Selva Madura, la campeona sexual de la novela tiene tan cautivadores encantos que según el narrador “sólo requería levantar los brazos, bostezar, abrir las piernas, únicamente respirar para que el planeta extraviara el rumbo atento al desplazamiento de sus deliciosas moléculas” (p 120). Desgraciadamente el verdadero amor, aquel de un hombre dispuesto a compartir su vida con ella le será negado, hasta que ya sea muy tarde y ella se vuelva enormemente gorda. Uno de los momentos culminantes de la novela, sin embargo, será cuando ella se percate que tampoco Salvador Lejano, a quien acaba de tener entre sus brazos, querrá casarse con ella. La escena es aquí de un exotismo utópico y ucrónico:
“En el jardín un ebrio flautaba un turbio minueto y las notas espumaban y se perdían en la avenida líquida de la mar. El globo de la luna se alzaba al fondo de la retina rizando el agua, cercado por un abejeo de estrellas. Allí, recostada en el alféizar, engrudados sus muslos con la savia bendecida de Lejano, que daba a sus piernas un barniz de salmón, Selva Madura recapacitó sobre lo oblicuo de la felicidad” (p 334).
El amor que resplandece en la novela se haya exagerado o sobredorado por el lenguaje y los escenarios irreales. Como se decía al principio parece más la proyección de un portentoso deseo o de un sueño que una cosa cierta. Como en el arte kitsch es el esplendor de lo imposible, de lo que más se quiere aunque en el mundo no exista.
El amor es algo en lo que se quisiera creer, es algo que debería ser cierto aunque ya nada pueda darse por seguro con ingenuidad. La novela pareciera concederse una autoindulgencia, la de permitirse creer, si bien riéndose, que el amor es su verdad o al menos una verdad necesaria para los trópicos y para todos.
Bibliografía
Calinescu, Matei. 1987. Five faces of Modernity. Modernism, Avant-Garde, Decadence, Kitsch, Postmodernism.
Escoto, Julio. 2006. El génesis en Santa Cariba. Tegucigalpa. Centro editorial.
Giesz, Ludwig. 1973. Fenomenología del kitsch. Una aportación a la estética antropológica.

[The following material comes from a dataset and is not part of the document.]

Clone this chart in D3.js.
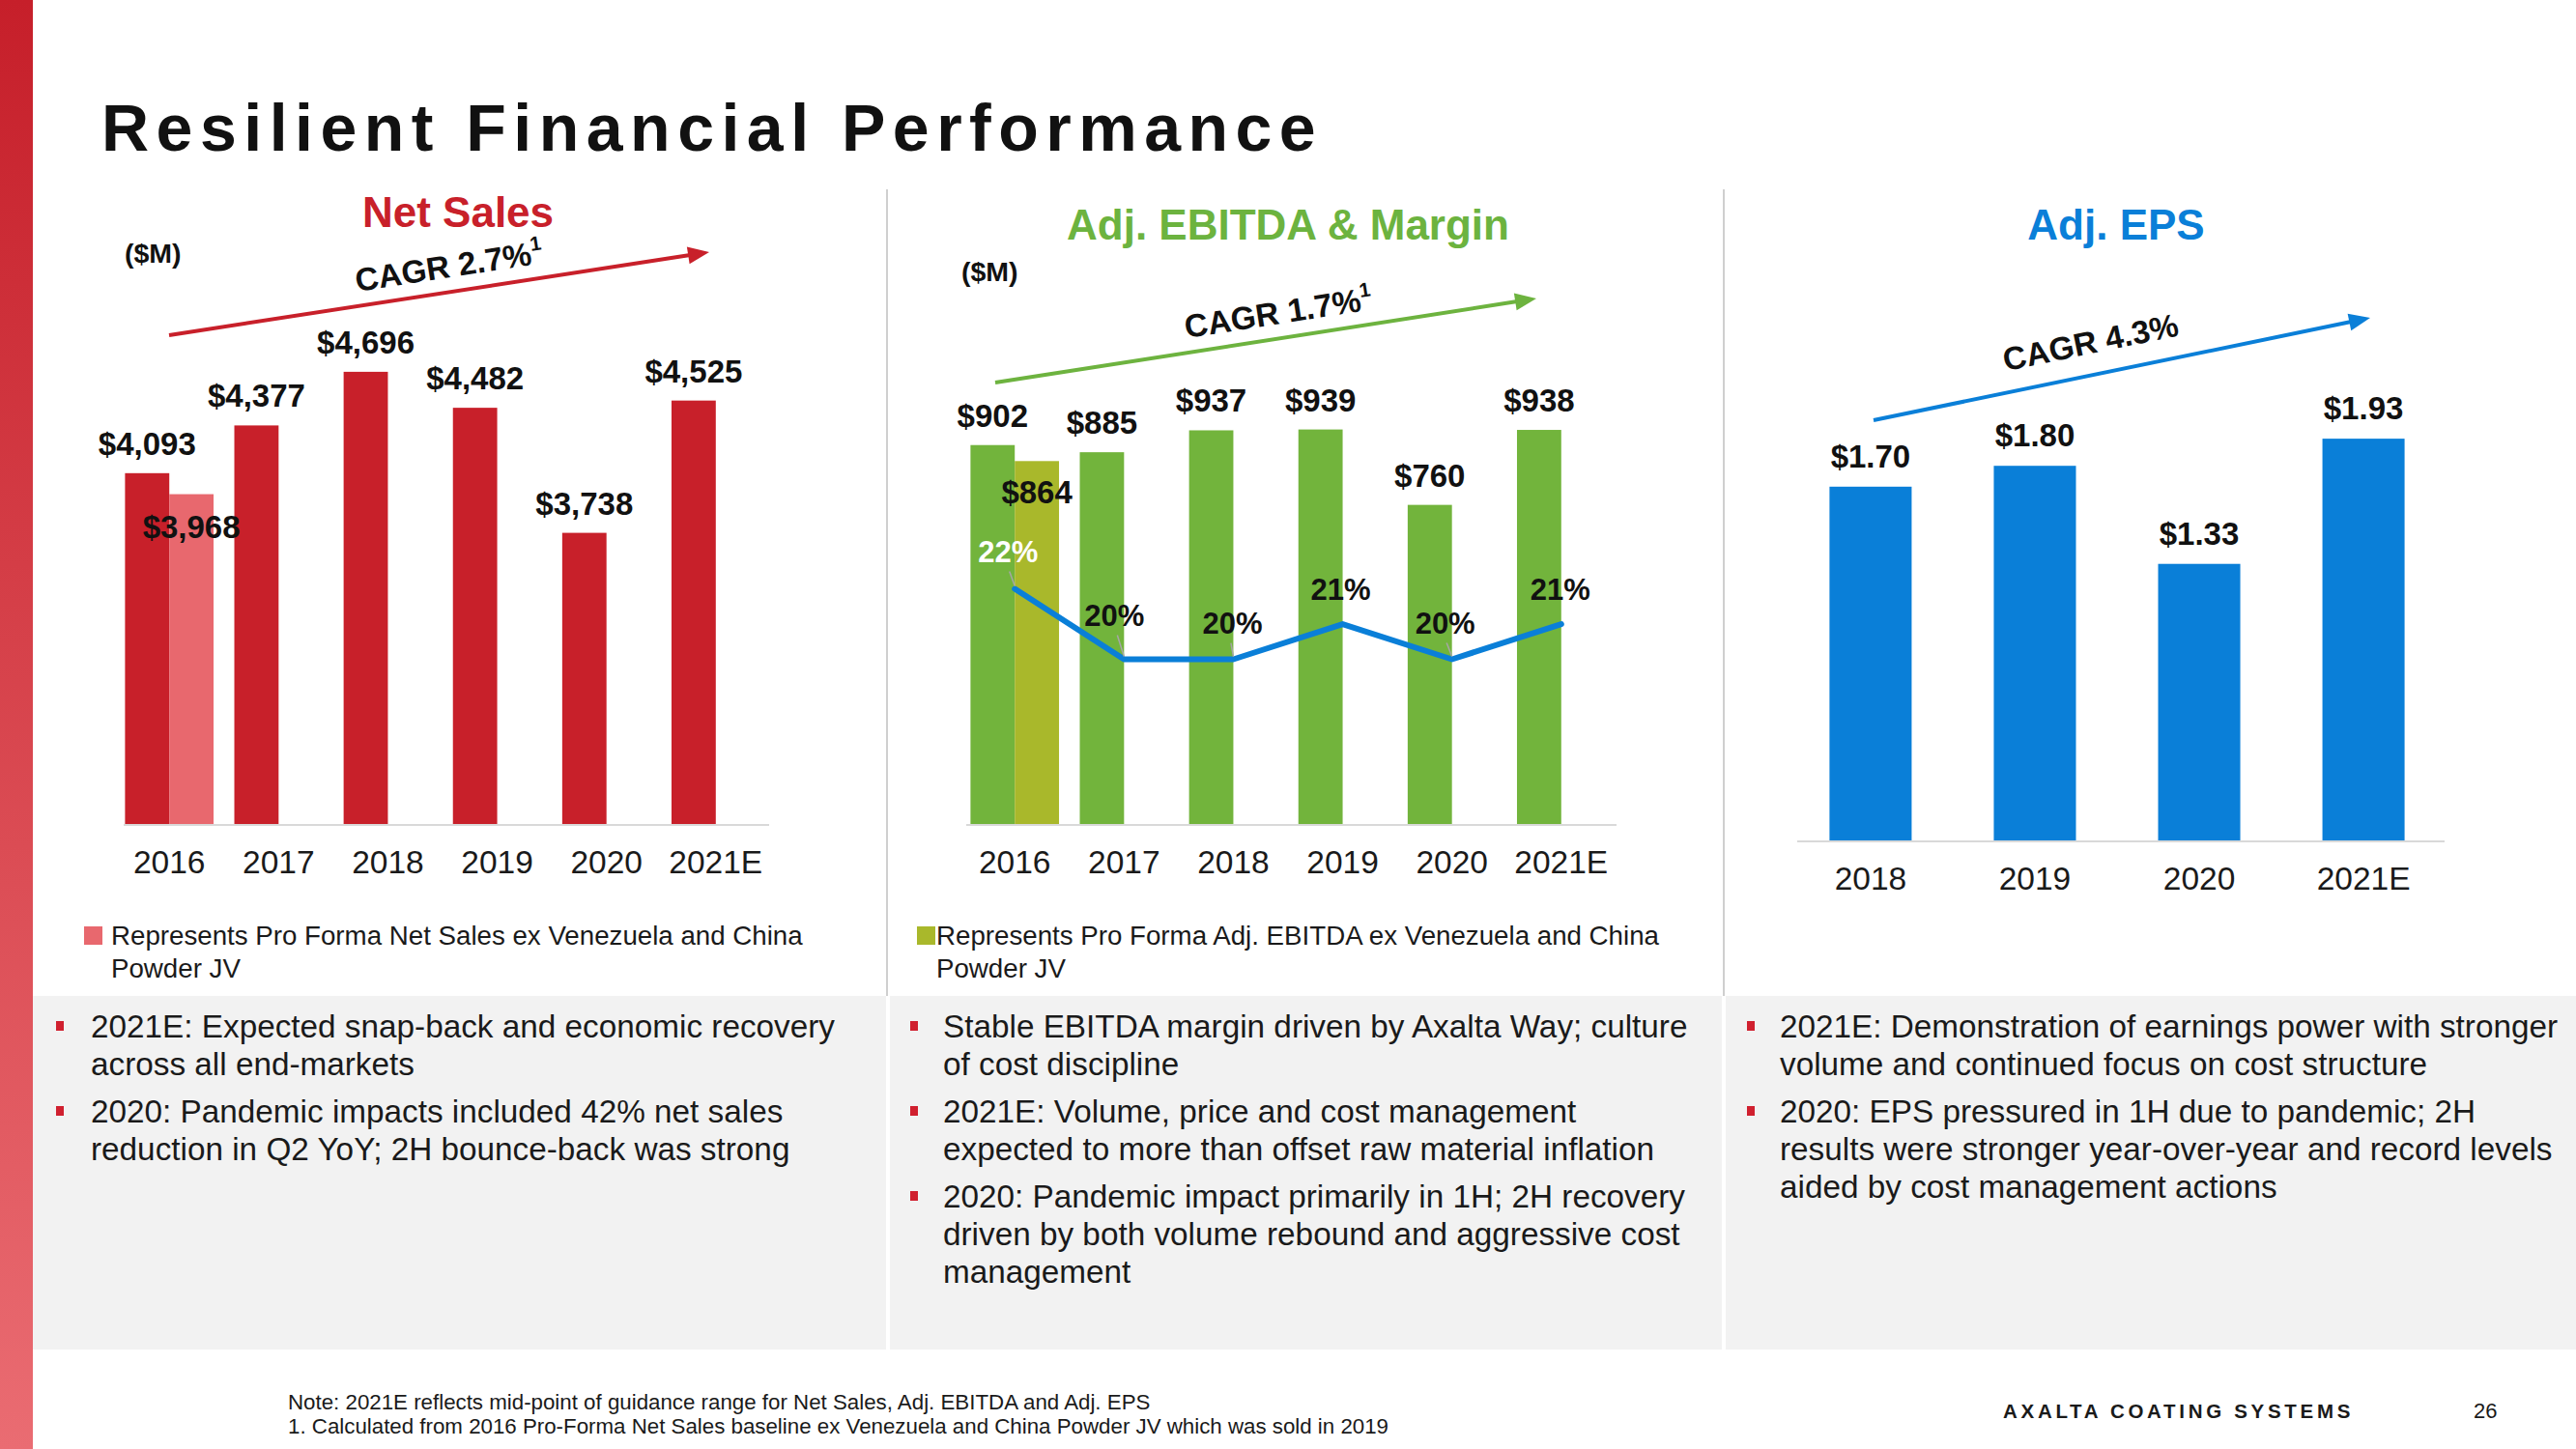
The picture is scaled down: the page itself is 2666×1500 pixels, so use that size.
<!DOCTYPE html>
<html><head><meta charset="utf-8">
<script src="https://cdn.jsdelivr.net/npm/d3@7"></script>
<style>
body{margin:0;background:#fff}
svg{display:block}
text{font-family:"Liberation Sans",Arial,Helvetica,sans-serif}
</style>
</head><body>
<svg id="c" width="2666" height="1500"></svg>
<script>
// ---------------- data ----------------
const years = ["2016","2017","2018","2019","2020","2021E"];
const netSales = [4093, 4377, 4696, 4482, 3738, 4525];
const netSalesProFormaYear = "2016";
const netSalesProForma = 3968;
const ebitda = [902, 885, 937, 939, 760, 938];
const ebitdaProFormaYear = "2016";
const ebitdaProForma = 864;
const ebitdaMargin = [22, 20, 20, 21, 20, 21];
const epsYears = ["2018","2019","2020","2021E"];
const eps = [1.70, 1.80, 1.33, 1.93];
const cagrText = ["CAGR 2.7%", "CAGR 1.7%", "CAGR 4.3%"];
const cagrNote = ["1", "1", ""];
const panelTitles = ["Net Sales", "Adj. EBITDA & Margin", "Adj. EPS"];
const legendTexts = [
  ["Represents Pro Forma Net Sales ex Venezuela and China", "Powder JV"],
  ["Represents Pro Forma Adj. EBITDA ex Venezuela and China", "Powder JV"]
];
const bullets1 = [
  ["2021E: Expected snap-back and economic recovery", "across all end-markets"],
  ["2020: Pandemic impacts included 42% net sales", "reduction in Q2 YoY; 2H bounce-back was strong"]
];
const bullets2 = [
  ["Stable EBITDA margin driven by Axalta Way; culture", "of cost discipline"],
  ["2021E: Volume, price and cost management", "expected to more than offset raw material inflation"],
  ["2020: Pandemic impact primarily in 1H; 2H recovery", "driven by both volume rebound and aggressive cost", "management"]
];
const bullets3 = [
  ["2021E: Demonstration of earnings power with stronger", "volume and continued focus on cost structure"],
  ["2020: EPS pressured in 1H due to pandemic; 2H", "results were stronger year-over-year and record levels", "aided by cost management actions"]
];
const footnotes = [
  "Note: 2021E reflects mid-point of guidance range for Net Sales, Adj. EBITDA and Adj. EPS",
  "1. Calculated from 2016 Pro-Forma Net Sales baseline ex Venezuela and China Powder JV which was sold in 2019"
];

// ---------------- style ----------------
const RED = "#c8202a", RED_L = "#e8686e";
const GREEN = "#72b43c", OLIVE = "#a9b82b";
const BLUE = "#0a7fd8";
const INK = "#111111";

const svg = d3.select("#c");
const defs = svg.append("defs");
const grad = defs.append("linearGradient").attr("id","stripe").attr("x1",0).attr("y1",0).attr("x2",0).attr("y2",1);
grad.append("stop").attr("offset","0%").attr("stop-color","#c61f2a");
grad.append("stop").attr("offset","100%").attr("stop-color","#ea6c72");

svg.append("rect").attr("x",0).attr("y",0).attr("width",2666).attr("height",1500).attr("fill","#fff");
svg.append("rect").attr("x",0).attr("y",0).attr("width",34).attr("height",1500).attr("fill","url(#stripe)");

// Title
svg.append("text").attr("x",105).attr("y",156)
  .attr("font-size",68).attr("font-weight","bold").attr("letter-spacing",7.5)
  .attr("fill",INK).text("Resilient Financial Performance");

// gray bullet boxes
const boxes = [[34,917],[921,1782],[1786,2666]];
boxes.forEach(b=>svg.append("rect").attr("x",b[0]).attr("y",1031).attr("width",b[1]-b[0]).attr("height",366).attr("fill","#f2f2f2"));

// separators
[918, 1784].forEach(x=>svg.append("line").attr("x1",x).attr("x2",x).attr("y1",196).attr("y2",1031)
  .attr("stroke","#bfbfbf").attr("stroke-width",1.5));

// helpers
function arrow(x1,y1,x2,y2,color,label,sup,t,off,fs){
  const a = Math.atan2(y2-y1,x2-x1);
  const c = Math.cos(a), s = Math.sin(a);
  const hl = 22, hw = 9;
  const bx = x2 - hl*c, by = y2 - hl*s;
  svg.append("line").attr("x1",x1).attr("y1",y1).attr("x2",bx+2*c).attr("y2",by+2*s)
    .attr("stroke",color).attr("stroke-width",4);
  svg.append("path").attr("d",`M${x2},${y2}L${bx - hw*s},${by + hw*c}L${bx + hw*s},${by - hw*c}Z`).attr("fill",color);
  const px = x1 + t*(x2-x1) + off*s, py = y1 + t*(y2-y1) - off*c;
  const tx = svg.append("text").attr("transform",`translate(${px},${py}) rotate(${a*180/Math.PI})`)
    .attr("text-anchor","middle").attr("font-size",fs).attr("font-weight","bold").attr("fill",INK);
  tx.append("tspan").text(label);
  if(sup) tx.append("tspan").attr("font-size",fs*0.62).attr("dy",-fs*0.42).text(sup);
}

function yearAxis(y0, labelY, xa, xb, centerFn, cats){
  svg.append("line").attr("x1",xa).attr("x2",xb).attr("y1",y0).attr("y2",y0)
    .attr("stroke","#d9d9d9").attr("stroke-width",2);
  svg.append("g").selectAll("text").data(cats).join("text")
    .attr("x",d=>centerFn(d)).attr("y",labelY).attr("text-anchor","middle")
    .attr("font-size",33.5).attr("fill","#1a1a1a").text(d=>d);
}

// ---------------- Panel 1: Net Sales ----------------
{
  const x0 = d3.scaleBand().domain(years).range([126,790]).paddingInner(0.19).paddingOuter(0.03);
  const x1 = d3.scaleBand().domain(["main","pro"]).range([0,x0.bandwidth()]);
  const y = d3.scaleLinear().domain([2000,5000]).range([854,332]);
  const fmt = d3.format("$,");
  svg.append("text").attr("x",474).attr("y",235).attr("text-anchor","middle").attr("font-size",44)
    .attr("font-weight","bold").attr("fill",RED).text(panelTitles[0]);
  svg.append("text").attr("x",129).attr("y",272).attr("font-size",28.5).attr("font-weight","bold").attr("fill",INK).text("($M)");
  const data = years.map((yr,i)=>({yr, v:netSales[i]}));
  const g = svg.append("g");
  g.selectAll("rect.m").data(data).join("rect")
    .attr("x",d=>x0(d.yr)+x1("main")).attr("width",x1.bandwidth())
    .attr("y",d=>y(d.v)).attr("height",d=>y(2000)-y(d.v)).attr("fill",RED);
  g.append("rect").attr("x",x0(netSalesProFormaYear)+x1("pro")).attr("width",x1.bandwidth())
    .attr("y",y(netSalesProForma)).attr("height",y(2000)-y(netSalesProForma)).attr("fill",RED_L);
  yearAxis(854, 904, 128, 796, d=>x0(d)+x0.bandwidth()/2, years);
  g.selectAll("text.v").data(data).join("text")
    .attr("x",d=>x0(d.yr)+x1("main")+x1.bandwidth()/2).attr("y",d=>y(d.v)-19)
    .attr("text-anchor","middle").attr("font-size",33).attr("font-weight","bold").attr("fill",INK).text(d=>fmt(d.v));
  g.append("text").attr("x",x0(netSalesProFormaYear)+x1("pro")+x1.bandwidth()/2).attr("y",y(netSalesProForma)+45)
    .attr("text-anchor","middle").attr("font-size",33).attr("font-weight","bold").attr("fill",INK).text(fmt(netSalesProForma));
  arrow(175,347,734,261,RED,cagrText[0],cagrNote[0],0.525,15,33.5);
}

// ---------------- Panel 2: Adj. EBITDA & Margin ----------------
{
  const x0 = d3.scaleBand().domain(years).range([1001,1665]).paddingInner(0.19).paddingOuter(0.03);
  const x1 = d3.scaleBand().domain(["main","pro"]).range([0,x0.bandwidth()]);
  const y = d3.scaleLinear().domain([0,1000]).range([854,418]);
  const ym = d3.scaleLinear().domain([15.3,27.25]).range([854,418]);
  const fmt = d3.format("$,");
  svg.append("text").attr("x",1333).attr("y",248).attr("text-anchor","middle").attr("font-size",44)
    .attr("font-weight","bold").attr("fill","#6cb33f").text(panelTitles[1]);
  svg.append("text").attr("x",995).attr("y",291).attr("font-size",28.5).attr("font-weight","bold").attr("fill",INK).text("($M)");
  const data = years.map((yr,i)=>({yr, v:ebitda[i], m:ebitdaMargin[i]}));
  const g = svg.append("g");
  g.selectAll("rect.m").data(data).join("rect")
    .attr("x",d=>x0(d.yr)+x1("main")).attr("width",x1.bandwidth())
    .attr("y",d=>y(d.v)).attr("height",d=>y(0)-y(d.v)).attr("fill",GREEN);
  g.append("rect").attr("x",x0(ebitdaProFormaYear)+x1("pro")).attr("width",x1.bandwidth())
    .attr("y",y(ebitdaProForma)).attr("height",y(0)-y(ebitdaProForma)).attr("fill",OLIVE);
  yearAxis(854, 904, 1000, 1673, d=>x0(d)+x0.bandwidth()/2, years);
  g.selectAll("text.v").data(data).join("text")
    .attr("x",d=>x0(d.yr)+x1("main")+x1.bandwidth()/2).attr("y",d=>y(d.v)-19)
    .attr("text-anchor","middle").attr("font-size",33).attr("font-weight","bold").attr("fill",INK).text(d=>fmt(d.v));
  g.append("text").attr("x",x0(ebitdaProFormaYear)+x1("pro")+x1.bandwidth()/2).attr("y",y(ebitdaProForma)+44)
    .attr("text-anchor","middle").attr("font-size",33).attr("font-weight","bold").attr("fill",INK).text(fmt(ebitdaProForma));
  // margin line
  const cx = d=>x0(d.yr)+x0.bandwidth()/2;
  const line = d3.line().x(cx).y(d=>ym(d.m));
  g.append("path").datum(data).attr("d",line).attr("fill","none").attr("stroke",BLUE)
    .attr("stroke-width",6).attr("stroke-linejoin","round").attr("stroke-linecap","round");
  const ldx = [-7,-10,-1,-2,-7,-1], ldy = [-28,-35,-27,-25,-27,-25];
  const leader = [true,true,true,false,true,false];
  data.forEach((d,i)=>{
    if(leader[i]) g.append("line").attr("x1",cx(d)+ldx[i]*0.5-2).attr("y1",ym(d.m)+ldy[i]+10)
      .attr("x2",cx(d)).attr("y2",ym(d.m)-3).attr("stroke","#a6a6a6").attr("stroke-width",1.5);
  });
  g.selectAll("text.mg").data(data).join("text")
    .attr("x",(d,i)=>cx(d)+ldx[i]).attr("y",(d,i)=>ym(d.m)+ldy[i])
    .attr("text-anchor","middle").attr("font-size",31).attr("font-weight","bold")
    .attr("fill",(d,i)=>i===0?"#ffffff":INK).text(d=>d.m+"%");
  arrow(1030,396,1590,309,"#6db33f",cagrText[1],cagrNote[1],0.53,15,33.5);
}

// ---------------- Panel 3: Adj. EPS ----------------
{
  const x = d3.scaleBand().domain(epsYears).range([1856,2526]).paddingInner(0.5).paddingOuter(0.22);
  const y = d3.scaleLinear().domain([0,2]).range([871,439]);
  const fmt = d3.format("$.2f");
  svg.append("text").attr("x",2190).attr("y",248).attr("text-anchor","middle").attr("font-size",44)
    .attr("font-weight","bold").attr("fill",BLUE).text(panelTitles[2]);
  const data = epsYears.map((yr,i)=>({yr, v:eps[i]}));
  const g = svg.append("g");
  g.selectAll("rect").data(data).join("rect")
    .attr("x",d=>x(d.yr)).attr("width",x.bandwidth())
    .attr("y",d=>y(d.v)).attr("height",d=>y(0)-y(d.v)).attr("fill",BLUE);
  yearAxis(871, 921, 1860, 2530, d=>x(d)+x.bandwidth()/2, epsYears);
  g.selectAll("text.v").data(data).join("text")
    .attr("x",d=>x(d.yr)+x.bandwidth()/2).attr("y",d=>y(d.v)-20)
    .attr("text-anchor","middle").attr("font-size",33).attr("font-weight","bold").attr("fill",INK).text(d=>fmt(d.v));
  arrow(1939,435,2453,329,BLUE,cagrText[2],cagrNote[2],0.45,22,33.5);
}

// ---------------- legends ----------------
const legendDefs = [{x:87, tx:115, color:RED_L},{x:949, tx:969, color:OLIVE}];
legendDefs.forEach((L,i)=>{
  svg.append("rect").attr("x",L.x).attr("y",959).attr("width",19).attr("height",19).attr("fill",L.color);
  legendTexts[i].forEach((t,j)=>svg.append("text").attr("x",L.tx).attr("y",978+j*34)
    .attr("font-size",27.7).attr("fill","#1a1a1a").text(t));
});

// ---------------- bullets ----------------
function bulletCol(items, bx, tx){
  let yb = 1074;
  items.forEach(lines=>{
    svg.append("rect").attr("x",bx).attr("y",yb-17).attr("width",8).attr("height",10).attr("fill","#d0202f");
    lines.forEach(l=>{
      svg.append("text").attr("x",tx).attr("y",yb).attr("font-size",33.3).attr("fill","#1a1a1a").text(l);
      yb += 39;
    });
    yb += 10;
  });
}
bulletCol(bullets1, 58, 94);
bulletCol(bullets2, 942, 976);
bulletCol(bullets3, 1808, 1842);

// ---------------- footer ----------------
footnotes.forEach((t,i)=>svg.append("text").attr("x",298).attr("y",1459+i*25)
  .attr("font-size",22.3).attr("fill","#1a1a1a").text(t));
svg.append("text").attr("x",2073).attr("y",1468).attr("font-size",20.5).attr("font-weight","bold")
  .attr("letter-spacing",3.7).attr("fill","#1a1a1a").text("AXALTA COATING SYSTEMS");
svg.append("text").attr("x",2560).attr("y",1468).attr("font-size",22).attr("fill","#1a1a1a").text("26");
</script>
</body></html>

Pepin, Ernest. 2003. “The Place of Space in the Novels of Créolité Movement” en Ici-la: Place and Displacement in
Ramírez, Sergio. 2004. “Esplendor del Caribe. Homenaje a Alejo Carpentier”. Revista Carátula. http://www.caratula.net/
Sovik, Liv. 1998. “Tropical Truth: a reading of contemporary debate on Tropicália” Ensayo presentado en el Congreso Latin American Studies Association, Chicago, Illinois, September 1998.
Veloso, Caetano. 1997. Verdade Tropical. São Paulo, Companhia das Letras. Cit en Sovik, Liv. 1998. “Tropical Truth: a reading of contemporary debate on Tropicália” Ensayo presentado en el Congreso Latin American Studies Association,
(*) En la presentación de esta novela, el autor reaccionó ante estas críticas señalando la intención paródica de la idealización neobarroca del Caribe, lo que concuerda con la voluntad kitsch que en este trabajo quiere destacarse. La imitación de estilo de la parodia, supone un distanciamiento humorístico del modelo, pero tal humor puede encerrar una forma de ambigua empatía como aquí quiere hacerse ver.